The second season received critical acclaim, scoring 83 out of 100 on Metacritic, with many critics praising the chemistry between Kudrow and the show's guest stars. Jessica Shaw of Entertainment Weekly praised the show's writing: "Lisa Kudrow is hilarious as online shrink Fiona Wallice, but her true talent is making those around her even funnier". Curt Wagner of Red Eye praised the improvisational skills of the cast, writing: "It's mostly improvised, which makes the funny exchanges between Kudrow and her guest stars even more impressive." Mark A. Perigard of The Boston Herald gave the show a positive review during a joint review of Web Therapy and Kudrow's former Friends co-star, Matt LeBlanc's show Episodes, calling it "far more entertaining [than Episodes], but, alas, wildly uneven, probably in part due to the need to weave new material around the Internet series of the same name that spawned it.

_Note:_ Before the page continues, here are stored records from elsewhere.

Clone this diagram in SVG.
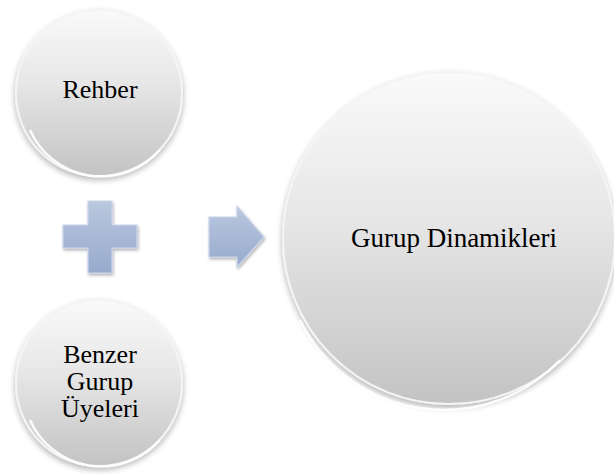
<svg xmlns="http://www.w3.org/2000/svg" width="614" height="474" viewBox="0 0 614 474">
<style>
.lbl{font-family:"Times New Roman","Liberation Serif","DejaVu Serif",serif;font-size:26px;fill:#000;text-anchor:middle}
.ball{fill:url(#gBall);stroke:#f4f4f4;stroke-width:2;filter:url(#sh)}
.rim{fill:none;stroke:#ffffff;stroke-width:2.5;opacity:0.9}
.sym{fill:url(#gSym);stroke:#c9d4e8;stroke-width:1.2;filter:url(#sh2)}
</style>
<defs>
<linearGradient id="gBall" x1="0" y1="0" x2="0" y2="1">
<stop offset="0" stop-color="#fafafa"/>
<stop offset="0.45" stop-color="#e6e6e6"/>
<stop offset="1" stop-color="#c3c3c3"/>
</linearGradient>
<linearGradient id="gSym" x1="0" y1="0" x2="0" y2="1">
<stop offset="0" stop-color="#bac8df"/>
<stop offset="1" stop-color="#97aacd"/>
</linearGradient>
<filter id="sh" x="-20%" y="-20%" width="140%" height="140%">
<feGaussianBlur in="SourceAlpha" stdDeviation="3"/>
<feOffset dx="0" dy="3" result="b"/>
<feComponentTransfer><feFuncA type="linear" slope="0.3"/></feComponentTransfer>
<feMerge><feMergeNode/><feMergeNode in="SourceGraphic"/></feMerge>
</filter>
<filter id="sh2" x="-20%" y="-20%" width="140%" height="140%">
<feGaussianBlur in="SourceAlpha" stdDeviation="1.5"/>
<feOffset dx="1" dy="2" result="b"/>
<feComponentTransfer><feFuncA type="linear" slope="0.3"/></feComponentTransfer>
<feMerge><feMergeNode/><feMergeNode in="SourceGraphic"/></feMerge>
</filter>
</defs>
<rect width="614" height="474" fill="#ffffff"/>

<g id="rehber">
<circle class="ball" cx="99" cy="93" r="83"/>
<path class="rim" d="M 30 130 A 78 78 0 0 0 160 150"/>
<text class="lbl" x="100" y="98">Rehber</text>
</g>

<g id="benzer">
<circle class="ball" cx="99" cy="383" r="83"/>
<path class="rim" d="M 30 420 A 78 78 0 0 0 160 440"/>
<text class="lbl" x="100" y="363">Benzer</text>
<text class="lbl" x="100" y="390">Gurup</text>
<text class="lbl" x="100" y="417">Üyeleri</text>
</g>

<g id="plus">
<path class="sym" d="M88 201 H112 V225 H137 V248 H112 V273 H88 V248 H63 V225 H88 Z"/>
</g>

<g id="connectors">
<path class="sym" d="M209 217 H237 V206 L264 237 L237 267 V257 H209 Z"/>
</g>

<g id="gurup-dinamikleri">
<circle class="ball" cx="449" cy="238" r="166"/>
<path class="rim" d="M 300 320 A 160 160 0 0 0 560 360"/>
<text class="lbl" x="454" y="247" style="font-size:27px">Gurup Dinamikleri</text>
</g>
</svg>
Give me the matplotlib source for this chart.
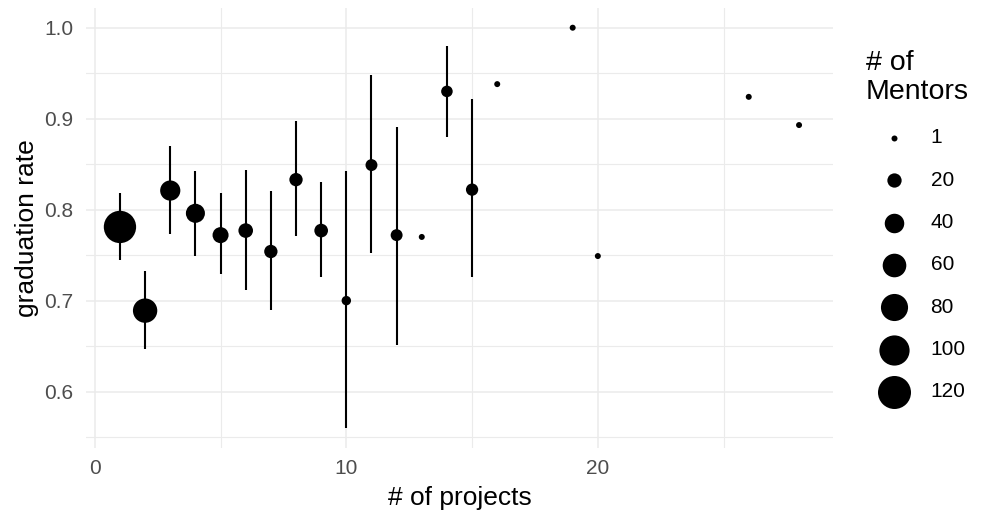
import numpy as np
import matplotlib
matplotlib.use("Agg")
import matplotlib.pyplot as plt
from matplotlib.ticker import MultipleLocator

plt.rcParams['font.family'] = ['Liberation Sans', 'DejaVu Sans']

# ---- data ----
projects = [1, 2, 3, 4, 5, 6, 7, 8, 9, 10, 11, 12, 13, 14, 15, 16, 19, 20, 26, 28]
grad_rate = [0.781, 0.689, 0.821, 0.796, 0.772, 0.777, 0.754, 0.833, 0.777, 0.700,
             0.849, 0.772, 0.770, 0.930, 0.822, 0.938, 1.000, 0.749, 0.924, 0.893]
ci_low = [0.745, 0.647, 0.773, 0.749, 0.729, 0.712, 0.690, 0.771, 0.726, 0.560,
          0.752, 0.651, np.nan, 0.880, 0.726, np.nan, np.nan, np.nan, np.nan, np.nan]
ci_high = [0.818, 0.733, 0.870, 0.842, 0.818, 0.844, 0.820, 0.897, 0.830, 0.843,
           0.948, 0.891, np.nan, 0.980, 0.922, np.nan, np.nan, np.nan, np.nan, np.nan]
mentors = [115, 64, 43, 38, 26, 21, 17, 17, 18, 7, 13, 13, 1, 12, 14, 1, 1, 1, 1, 1]
legend_breaks = [1, 20, 40, 60, 80, 100, 120]

x_label = "# of projects"
y_label = "graduation rate"
legend_title = "# of\nMentors"


def marker_area(v):
    d_px = np.sqrt(27 + 8.85 * np.asarray(v, dtype=float))
    return (d_px * 0.72) ** 2


W, H = 985, 523
fig = plt.figure(figsize=(W / 100, H / 100), dpi=100)
ax = fig.add_axes([86 / W, 1 - 448 / H, (833 - 86) / W, (448 - 7.7) / H])

x = np.array(projects, dtype=float)
y = np.array(grad_rate)
lo = np.array(ci_low)
hi = np.array(ci_high)
has = ~np.isnan(lo)

ax.vlines(x[has], lo[has], hi[has], color='black', lw=1.5, zorder=2)
ax.scatter(x, y, s=marker_area(mentors), c='black', linewidths=0, zorder=3)

xmin, xmax = x.min(), x.max()
xr = xmax - xmin
ymin = np.nanmin(np.concatenate([y, lo]))
ymax = np.nanmax(np.concatenate([y, hi]))
yr = ymax - ymin
ax.set_xlim(xmin - 0.05 * xr, xmax + 0.05 * xr)
ax.set_ylim(ymin - 0.05 * yr, ymax + 0.05 * yr)

ax.xaxis.set_major_locator(MultipleLocator(10))
ax.xaxis.set_minor_locator(MultipleLocator(5))
ax.yaxis.set_major_locator(MultipleLocator(0.1))
ax.yaxis.set_minor_locator(MultipleLocator(0.05))
ax.yaxis.set_major_formatter(plt.FuncFormatter(lambda v, p: f"{v:.1f}"))

ax.grid(which='major', color='#EBEBEB', lw=1.1, zorder=0)
ax.grid(which='minor', color='#EBEBEB', lw=0.8, zorder=0)
ax.set_axisbelow(True)
for s in ax.spines.values():
    s.set_visible(False)
ax.tick_params(which='both', length=0)
ax.tick_params(axis='x', labelsize=15, labelcolor='#4D4D4D', pad=8)
ax.tick_params(axis='y', labelsize=15, labelcolor='#4D4D4D', pad=9)

ax.set_xlabel(x_label, fontsize=19, labelpad=6)
ax.set_ylabel(y_label, fontsize=19, labelpad=4)

handles = [ax.scatter([], [], s=marker_area(v), c='black', linewidths=0) for v in legend_breaks]
leg = fig.legend(handles, [str(v) for v in legend_breaks], title=legend_title,
                 loc='upper left', bbox_to_anchor=(866 / W, 1 - 50 / H),
                 frameon=False, fontsize=15, title_fontsize=20.5,
                 alignment='left', borderpad=0, borderaxespad=0,
                 handlelength=2.7, handletextpad=0.4, labelspacing=1.12)
leg.get_title().set_linespacing(1.15)

fig.savefig("out.png", dpi=100, facecolor='white')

The third season also saw extremely positive reviews from critics, with praise especially reserved for Megan Mullally's performance. Clark Collins of Entertainment Weekly praised the show, with praise reserved for Mullally's performance. Matthew Wolfson gave the season a positive review, giving it three stars out of five.

==Home media==
Web Therapy: The Complete First Season was released on DVD in Region 1 on June 19, 2012, and in Region 4 on August 7, 2013. The two-disc set contains all 10 episodes from season one.

Web Therapy: The Complete Second Season was released on Region 1 DVD on June 18, 2013. The two-disc set contains all 11 episodes from season two, plus an unaired episode named "Royally F****d", in which Fiona gets her first international client (Natasha Bedingfield) calling from Buckingham Palace. Special features include a behind-the-scenes featurette, director cuts with Conan O'Brien and Meryl Streep, an auto-tune music video, deleted scenes, and gag reels.

==International versions==
On 2 February 2016, a Spanish remake also titled Web Therapy aired on #0, the flagship TV channel of subscription platform Movistar+. The remake was produced by FreemantleMedia. It stars Eva Hache as Rebeca Miller, the equivalent of Fiona Wallice in the original series.

On 29 August 2017, it was announced that Stephen Mangan would star in and co-write a British adaptation titled Hang Ups for Channel 4 in the United Kingdom. It premiered on 8 August 2018.

On 7 May 2018, the Israeli version הפסיכולוגית (The Psychologist) was uploaded to YouTube. On 18 July 2018, it premiered on TV, on channel כאן 11. Keren Mor starred in the leading role of therapist Tuti Liblich.

On 21 October 2015, the Polish version of Web Therapy premiered on Player.pl, with Agata Kulesza playing the lead role of Dr. Lucyna Kole-Bojarska.

Beginning in 2017, the Québécoise adaptation Web Thérapie) began airing on the TV station TV5 Québec Canada. Like the original version, this adaptation has many notable Québécois(es) and French Canadian stars in supporting and guest roles. Édith Cochrane plays the lead role of aspiring therapist, Florence Champagne.